Esad’a alternatif olarak ortaya çıkan Suriye muhalefetinin çoklu yapısı da Suriye’deki sürecin bir diğer zorlayıcı noktası.
Türkiye’nin de desteklediği Suriye Ulusal Konseyi, Suriye içinde aradığı desteği bulabilmiş durumda değil. Sünni Arap unsurlar dışında çatısını genişletemedi. Örneğin Suriye’deki Kürtler, Türkler ve Hıristiyan unsurların muhalif grupları bile Suriye Ulusal Konseyi’ne girmekten çekiniyor.
Hatta Suriyeli Türkmenler ulusal konsey dışında kalarak İstanbul’da Suriye Türkmen Kitlesi adı altında örgütlendi. T24’e konuşan yetkililer, Suriye’de etkinliklerini kaybetmemek için Ulusal Konsey’in dışında kalmayı tercih ettiklerini söyledi.
Suriye Ulusal Konseyi Başkanı Burhan Galyun’un istifası da konsey içinde süren tartışmaları su yüzüne çıkardı. Konsey Suriye’deki direnişi örgütleyen Hür Suriye Ordusu üzerinde yaptırım gücü olmadığı için eleştiriliyor.
Esad rejiminden kopan tek büyükelçi ve Suriye Ulusal Konseyi Üyesi Muhammad Bassam İmadi t24’e yaptığı açıklamada Ulusal Konsey’in Esad sonrası döneme hazır olmadığını söyledi. Özellikle Ulusal Konsey’in geçiş sürecini şekillendirmek için kurulduğunu belirten İmadi, siyasi tecrübe olarak Suriye Ulusal Konseyi üyelerinin büyük eksiklikleri olduğunu dile getirdi.

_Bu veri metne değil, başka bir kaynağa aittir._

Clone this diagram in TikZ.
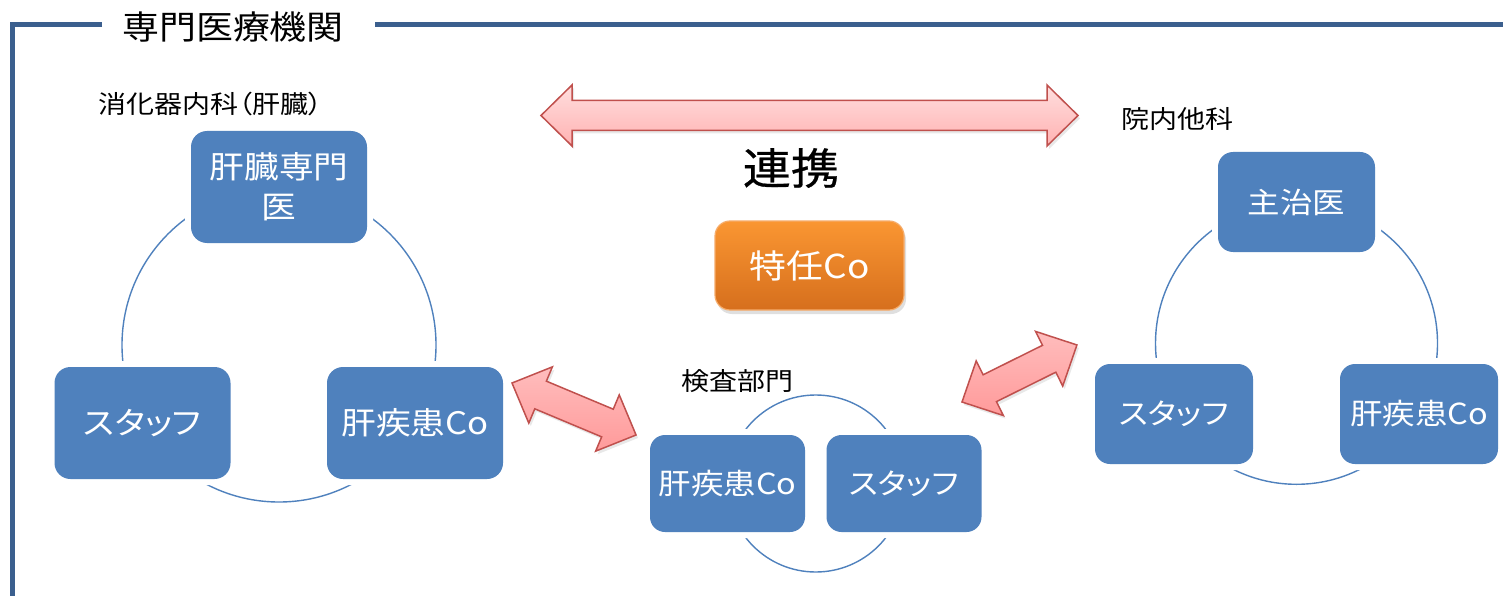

Amerika Birleşik Devletleri Dışişleri Bakanı Hilary Clinton, Danimarka’daki temasları sırasında, Rusya’nın desteği olmadan Suriye’ye operasyon yapabilecekleri uyarısında bulundu.
Amerikan yönetimi “koruma sorumluluğu” kapsamında Suriye’ye müdahalede bulunabilir.
Uluslararası hukukta koruma sorumluluğu tartışması uzun süredir devam ediyor. Kofi Annan’ın BM Başkanlığı’nda 2001 yılında bu konu geniş bir tartışma bulmuştu. 2005 yılında BM Koruma Sorumluluğunu bir norm olarak kabul etti, fakat bunu bir yasa noktasına getiremedi. Koruma sorumluluğu Afrika ülkelerindeki çatışmaları önlemek için tartışılıyordu.
Fakat bu tartışmaların Suriye’ye uygulanabilirliği ise büyük bir soru işareti. Suriye’de hukuki meşrutiyet ve Rusya ile Çin’in desteğini olmadan böyle bir müdahalenin bölgesel ve küresel sonuçları çok daha zararlı olabilir.
Özetle Suriye iç savaşa doğru sürüklenmeye devam ediyor. Ama ülkeye yönelik bir askeri operasyonun gerçekleşmesi hem reel politik hem de hukuki açıdan oldukça tartışmalı bir konu. Tartışma götürmeyen konu ise Suriye’nin geleceği ne yönde şekillenecek olursa olsun bu, Türkiye’yi doğrudan etkileyecek.